The Air Force’s Platform One program has a well established role in bringing “DevSecOps” software development to the Defense Department.

Now the program is focusing on enhancing its existing services, while expanding its secure software development work into more sensitive data environments.

Platform One’s core offerings include “Iron Bank,” a secure repository of hardened container images. Maj. Matthew Jordan, chief of product for Platform One, describes Iron Bank as the “Lego bricks” needed to build modern software. That includes hardened applications, continuous monitoring, vulnerability scanning and regular updates.

“We ensure that we’re patched within our repository, and all of our downstream consumers are able to easily receive the cybersecurity benefits,” Jordan said on Federal News Network. “You’re getting a lot of economies of scale there.”

Iron Bank is primarily accredited for less sensitive unclassified information. But Jordan said Platform One is working to get Iron Bank accredited for controlled unclassified information (CUI) as well as for classified information.

That work is detailed in Platform One’s new product roadmap, which lays out the program’s plans for various offerings and services, including “Big Bang,” its continuous integration and continuous delivery/deployment (CI/CD) platform, and the “Party Bus” platform-as-a-service.

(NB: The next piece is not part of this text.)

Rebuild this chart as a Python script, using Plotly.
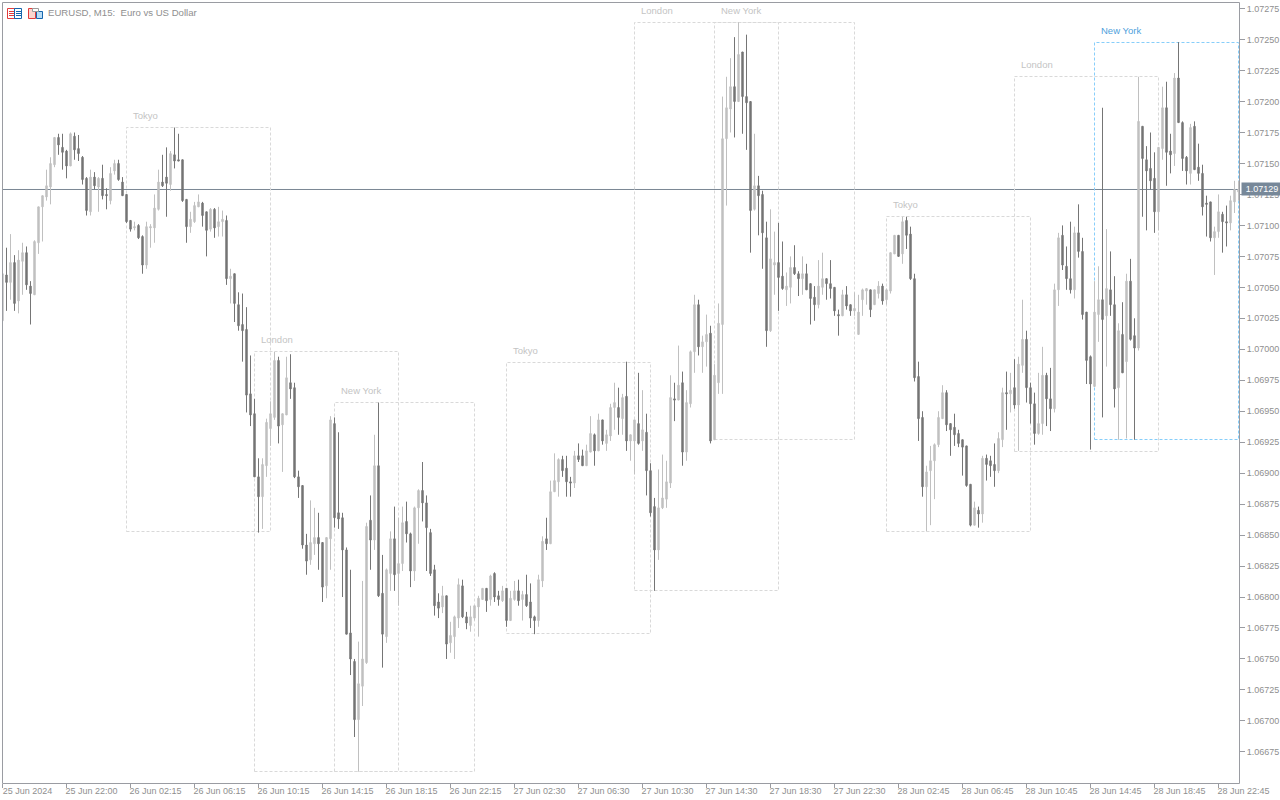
import plotly.graph_objects as go

# Prices are stored as points above 1.07000 (1 point = 0.00001)
open_pts = [
23,60,54,70,39,71,78,51,44,86,
115,123,131,149,171,163,160,148,172,162,
155,138,111,139,131,138,125,120,144,150,
135,125,104,98,100,91,68,98,98,113,
135,139,133,157,153,153,121,99,103,115,
118,111,97,113,99,103,104,57,61,36,
20,16,-36,-52,-103,-119,-94,-64,-55,-9,
-61,-53,-27,-31,-103,-110,-158,-170,-157,-152,
-156,-191,-153,-60,-132,-136,-162,-229,-252,-299,
-272,-253,-138,-154,-94,-197,-232,-181,-153,-181,
-173,-139,-149,-179,-128,-114,-124,-148,-178,-204,
-208,-199,-237,-232,-217,-191,-216,-223,-217,-208,
-202,-193,-202,-181,-199,-203,-193,-219,-202,-195,
-202,-198,-204,-216,-219,-187,-153,-157,-115,-107,
-89,-96,-107,-108,-86,-86,-94,-83,-69,-82,
-57,-76,-70,-47,-47,-56,-38,-74,-74,-60,
-74,-67,-98,-127,-162,-128,-121,-108,-40,-41,
-27,-83,-44,-2,36,2,6,13,-73,-27,
20,170,194,212,200,240,204,200,113,132,
125,90,15,68,70,59,48,50,66,61,
57,61,53,42,36,50,57,53,50,28,
27,44,36,31,12,40,47,48,36,45,
51,40,47,77,92,77,104,93,57,-22,
-55,-111,-98,-90,-77,-56,-35,-60,-63,-68,
-73,-78,-109,-142,-130,-133,-88,-90,-93,-98,
-73,-35,-36,-31,-45,-13,8,-31,-44,-68,
-60,-21,-40,-48,48,92,67,57,48,94,
79,30,-6,-30,28,40,27,48,36,-31,
12,-10,55,11,1,180,153,146,138,111,
162,195,160,158,219,183,155,142,180,147,
142,118,119,90,95,109,103,102,119,127]

high_pts = [
61,82,93,76,80,86,83,55,88,115,
124,145,155,171,174,174,161,175,175,173,
156,139,145,143,139,149,130,147,153,153,
139,125,104,103,101,92,103,101,125,145,
157,163,160,179,174,153,121,111,119,125,
119,111,114,114,115,112,108,65,61,46,
45,34,-5,-40,-88,-88,-56,-42,-2,-6,
-52,-6,-4,-27,-98,-110,-149,-122,-128,-132,
-156,-152,-54,-55,-67,-132,-160,-178,-250,-236,
-187,-140,-118,-69,-43,-166,-177,-147,-127,-136,
-127,-123,-148,-127,-113,-91,-118,-145,-174,-197,
-191,-199,-220,-215,-185,-186,-212,-207,-207,-199,
-193,-193,-182,-180,-195,-191,-193,-195,-187,-186,
-195,-182,-189,-215,-182,-151,-136,-106,-84,-88,
-86,-86,-103,-82,-76,-81,-77,-54,-68,-52,
-57,-65,-44,-27,-31,-36,-10,-69,-57,-19,
-33,-52,-92,-120,-97,-85,-90,-21,-27,3,
-18,-33,-1,44,40,11,28,19,-12,37,
204,220,235,252,264,240,254,200,174,140,
128,103,113,95,102,87,62,75,84,63,
75,69,53,51,72,78,57,72,50,32,
48,51,36,46,44,49,49,48,48,55,
53,49,78,92,92,107,107,99,61,-10,
-50,-94,-78,-76,-50,-29,-33,-60,-52,-65,
-73,-78,-109,-123,-127,-86,-85,-86,-76,-67,
-31,-18,-19,-8,-6,40,15,-27,-35,-19,
2,-19,-15,53,94,100,83,103,99,117,
90,30,-5,55,67,195,97,79,59,21,
38,61,73,25,220,180,164,175,159,163,
212,216,174,223,248,184,156,182,184,166,
149,124,119,99,125,111,116,124,136,136]

low_pts = [
6,31,40,31,29,44,48,20,44,77,
87,120,117,147,157,145,138,148,153,152,
133,108,108,129,111,121,113,117,141,136,
124,102,95,96,89,61,65,82,86,112,
131,107,128,146,152,119,86,94,102,115,
99,75,95,90,91,91,52,37,22,15,
-10,-51,-62,-103,-148,-145,-103,-78,-57,-76,
-99,-53,-40,-104,-120,-161,-182,-174,-166,-178,
-204,-201,-178,-144,-145,-200,-230,-263,-313,-341,
-288,-254,-178,-162,-200,-257,-237,-195,-195,-207,
-179,-156,-192,-187,-157,-139,-179,-183,-215,-217,
-213,-250,-245,-250,-225,-217,-226,-228,-219,-232,
-202,-212,-207,-204,-207,-204,-224,-219,-203,-207,
-219,-208,-225,-230,-224,-192,-162,-157,-115,-119,
-103,-119,-119,-112,-91,-94,-94,-83,-94,-82,
-77,-82,-74,-65,-69,-69,-82,-90,-101,-77,
-82,-118,-135,-195,-170,-129,-128,-112,-58,-41,
-94,-90,-47,-19,-5,-19,-14,-76,-73,-36,
-36,116,175,171,200,174,161,78,112,92,
65,2,14,44,31,48,35,37,60,43,
44,48,20,23,33,44,40,41,27,11,
27,32,27,27,12,27,36,26,36,41,
36,36,45,77,75,69,81,56,-26,-74,
-119,-147,-142,-121,-79,-56,-66,-86,-78,-79,
-102,-111,-143,-142,-144,-140,-106,-103,-111,-100,
-79,-65,-51,-48,-82,-19,-43,-60,-77,-69,
-69,-62,-66,-51,35,64,48,45,41,74,
24,-28,-81,-30,6,-55,-14,27,-47,-73,
-19,-72,7,-73,-1,107,96,129,94,96,
153,132,142,148,183,144,133,133,145,136,
108,91,87,60,90,78,83,96,110,120]

close_pts = [
61,54,70,37,72,78,52,45,87,115,
124,132,150,171,165,159,148,174,161,158,
137,112,139,132,138,124,124,142,150,137,
124,103,97,99,90,68,99,99,114,135,
132,134,158,152,152,120,99,105,116,119,
108,96,113,98,103,105,57,59,37,19,
15,-37,-53,-103,-119,-93,-59,-52,-9,-62,
-52,-23,-32,-103,-111,-158,-171,-156,-152,-157,
-192,-152,-57,-136,-137,-162,-230,-250,-299,-270,
-250,-143,-154,-94,-199,-230,-178,-153,-182,-173,
-140,-149,-179,-128,-114,-124,-144,-181,-207,-209,
-199,-238,-231,-216,-190,-216,-221,-216,-207,-201,
-193,-203,-183,-200,-202,-195,-219,-201,-195,-203,
-198,-207,-217,-219,-186,-155,-157,-115,-106,-89,
-98,-107,-108,-86,-89,-94,-82,-68,-82,-57,
-74,-69,-47,-43,-55,-39,-74,-69,-57,-76,
-65,-98,-132,-162,-128,-120,-107,-39,-41,-29,
-83,-43,-2,36,2,6,12,-74,-21,21,
170,195,212,200,238,204,199,112,132,124,
94,15,73,70,58,49,51,66,61,57,
61,48,41,36,51,57,53,49,31,27,
44,35,31,33,30,48,49,32,48,51,
39,48,78,92,75,103,92,57,-23,-56,
-111,-99,-90,-77,-55,-35,-61,-65,-69,-76,
-79,-110,-142,-128,-133,-88,-93,-94,-98,-72,
-35,-36,-33,-45,-12,8,-31,-44,-68,-60,
-21,-40,-48,48,90,68,57,48,94,79,
28,-9,-28,30,40,24,49,36,-32,15,
-19,55,8,1,184,154,144,136,111,163,
195,159,157,219,183,154,144,179,145,142,
115,117,90,95,111,103,102,120,129,129]

date_labels = ["25 Jun 2024","25 Jun 22:00","26 Jun 02:15","26 Jun 06:15","26 Jun 10:15",
               "26 Jun 14:15","26 Jun 18:15","26 Jun 22:15","27 Jun 02:30","27 Jun 06:30",
               "27 Jun 10:30","27 Jun 14:30","27 Jun 18:30","27 Jun 22:30","28 Jun 02:45",
               "28 Jun 06:45","28 Jun 10:45","28 Jun 14:45","28 Jun 18:45","28 Jun 22:45"]
price_ticks = [1.06675 + 0.00025 * k for k in range(25)]
last_price = 1.07129

session_names  = ["Tokyo","London","New York","Tokyo","London","New York","Tokyo","London","New York"]
session_start  = [31, 63, 83, 126, 158, 178, 221, 253, 273]
session_end    = [67, 99, 118, 162, 194, 213, 257, 289, 309]
session_high   = [179.04, -1.79, -42.96, -10.67, 263.81, 263.81, 107.19, 220.22, 247.66]
session_low    = [-147.11, -340.86, -340.86, -229.45, -194.74, -72.83, -147.11, -82.52, -72.83]

GRAY_TXT = "#8f8f8f"
FRAME = "#9a9ca2"
FONT = "Liberation Sans"
W, H = 1280, 800
L, R, T, B = 2, 41, 2, 17

def price(points):
    return [1.07 + p / 1e5 for p in points]

n = len(open_pts)
fig = go.Figure(go.Candlestick(
    x=list(range(n)),
    open=price(open_pts), high=price(high_pts), low=price(low_pts), close=price(close_pts),
    increasing=dict(line=dict(color="#c0c0c0", width=1), fillcolor="#c0c0c0"),
    decreasing=dict(line=dict(color="#757575", width=1), fillcolor="#757575"),
    whiskerwidth=0, showlegend=False, hoverinfo="x+y",
))

shapes = []
annotations = []
for k, name in enumerate(session_names):
    active = k == len(session_names) - 1
    col = "#87cefa" if active else "#d9d9d9"
    shapes.append(dict(type="rect", xref="x", yref="y", layer="below",
                       x0=session_start[k], x1=session_end[k],
                       y0=1.07 + session_low[k] / 1e5, y1=1.07 + session_high[k] / 1e5,
                       line=dict(color=col, width=1, dash="3px,2px")))
    annotations.append(dict(x=session_start[k], y=1.07 + session_high[k] / 1e5, xref="x", yref="y",
                            text=name, showarrow=False, xanchor="left", yanchor="middle",
                            xshift=4, yshift=12,
                            font=dict(family=FONT, size=9.5, color="#4f9fdc" if active else "#c4c4c4")))

shapes.append(dict(type="line", xref="paper", yref="y", layer="below", x0=0, x1=1,
                   y0=last_price, y1=last_price, line=dict(color="#7b8794", width=1)))
annotations.append(dict(x=1, y=last_price, xref="paper", yref="y", xanchor="left", yanchor="middle",
                        xshift=2, text="%.5f" % last_price, showarrow=False, bgcolor="#778899",
                        width=38, height=10, borderpad=1, align="center",
                        font=dict(family=FONT, size=9, color="#ffffff")))

# frame, toolbar-style icons and the title, placed in window pixels
def px_x(v): return (v - L) / (W - L - R)
def px_y(v): return 1 - (v - T) / (H - T - B)
def box(x0, y0, x1, y1, color, fill="rgba(0,0,0,0)"):
    return dict(type="rect", xref="paper", yref="paper", x0=px_x(x0), x1=px_x(x1), y0=px_y(y0), y1=px_y(y1),
                line=dict(color=color, width=1), fillcolor=fill)
def hline(x0, x1, y, color):
    return dict(type="line", xref="paper", yref="paper", x0=px_x(x0), x1=px_x(x1), y0=px_y(y), y1=px_y(y),
                line=dict(color=color, width=1))
shapes.append(box(2.5, 2.5, 1239.5, 783.5, FRAME))
annotations.append(dict(x=px_x(46), y=px_y(13), xref="paper", yref="paper",
                        text="EURUSD, M15:  Euro vs US Dollar", showarrow=False, xanchor="left",
                        yanchor="middle", font=dict(family=FONT, size=9.6, color=GRAY_TXT)))
RED, BLUE = "#e23b3b", "#1565ad"
shapes += [box(7.5, 8.5, 14.5, 18.5, RED), box(14.5, 8.5, 21.5, 18.5, BLUE)]
for yy in (11.5, 13.5, 15.5):
    shapes += [hline(9, 14, yy, RED), hline(16, 21, yy, BLUE)]
shapes += [box(28.5, 8.5, 35.5, 18.5, RED, "#fbd5cf"), box(36.5, 11.5, 42.5, 18.5, BLUE, "#b9dcf5"),
           box(32.5, 8.5, 38.5, 11.5, "#9a9a9a", "#ffffff")]

fig.update_layout(
    width=W, height=H, autosize=False,
    margin=dict(l=L, r=R, t=T, b=B, pad=0, autoexpand=False),
    paper_bgcolor="#ffffff", plot_bgcolor="#ffffff",
    shapes=shapes, annotations=annotations,
    boxgap=0.5, showlegend=False,
    font=dict(family=FONT, size=9, color=GRAY_TXT),
    xaxis=dict(range=[-0.125, 309.125], rangeslider=dict(visible=False), showgrid=False, zeroline=False,
               automargin=False, showline=False,
               tickmode="array", tickvals=[16 * k for k in range(len(date_labels))], ticktext=date_labels,
               ticks="outside", ticklen=4, tickcolor=FRAME, tickwidth=1, tickangle=0,
               ticklabelshift=25, ticklabelstandoff=-5,
               tickfont=dict(family=FONT, size=9, color=GRAY_TXT)),
    yaxis=dict(range=[1.07 - 350.14 / 1e5, 1.07 + 280.36 / 1e5], side="right", showgrid=False, zeroline=False,
               automargin=False, showline=False,
               tickmode="array", tickvals=price_ticks, ticktext=["%.5f" % t for t in price_ticks],
               ticks="outside", ticklen=5, tickcolor=FRAME, tickwidth=1,
               tickfont=dict(family=FONT, size=9, color=GRAY_TXT)),
)

fig.write_html("out.html", config=dict(displayModeBar=False),
               post_script="document.body.style.margin='0';document.documentElement.style.overflow='hidden';")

Platform One’s zero trust approach

Platform One also provides a “cloud native access point (CNAP),”  for accessing the software factory’s various services in a secure manner. Jordan said CNAP was “borne out of necessity” in the early days of Platform One, as it sought to work with software vendors, including nontraditional defense vendors, to establish its agile software development platform.

“How do you ensure that you’re still being secure and accessing things that may be coming from the Internet, or via contractor’s workplace or from their home as opposed to in a secure facility on a base?” Jordan explained. “So CNAP allows you to do the device compliance checks, so that you get a lot of attributes about the device itself, as well as understand who the user is, and get a lot of attributes on that user, and then make risk decisions as to ‘Okay, based on what we’re seeing today, you only get access to a certain subset of resources.’”

The capability allows each application owner behind the access point to “set their policies dynamically and make informed risk decisions, or accept the risk if they’re willing to, or mitigate the risk that they want to,” Jordan added.

CNAP is a key piece of Platform One’s zero trust security architecture, which also includes macro segmentation using a software-defined perimeter, Jordan said. Internally, Platform One also uses service meshes to ensure segmentation between individual applications, as well as continuous logging and monitoring.

“And that runtime security so that you can understand when something is going wrong or something’s attempting to do something that it shouldn’t, and then dive deeper for that root cause analysis,” Jordan said.

Platform One is also collaborating with other Air Force organizations on an application programming interface (API) reference architecture document. Jordan said that document is currently in draft.

“Data is king, and it’s crucial that we don’t allow data to just be put into a silo,” he said. “We need to be able to share that data. And API is definitely one way to enable that data flow. So we need to focus on providing those standards for application programming interfaces, software, development kits, data fabrics, all that kind of stuff to the developers. So they can quickly focus on developing features for their applications, as opposed to focusing on interfaces.”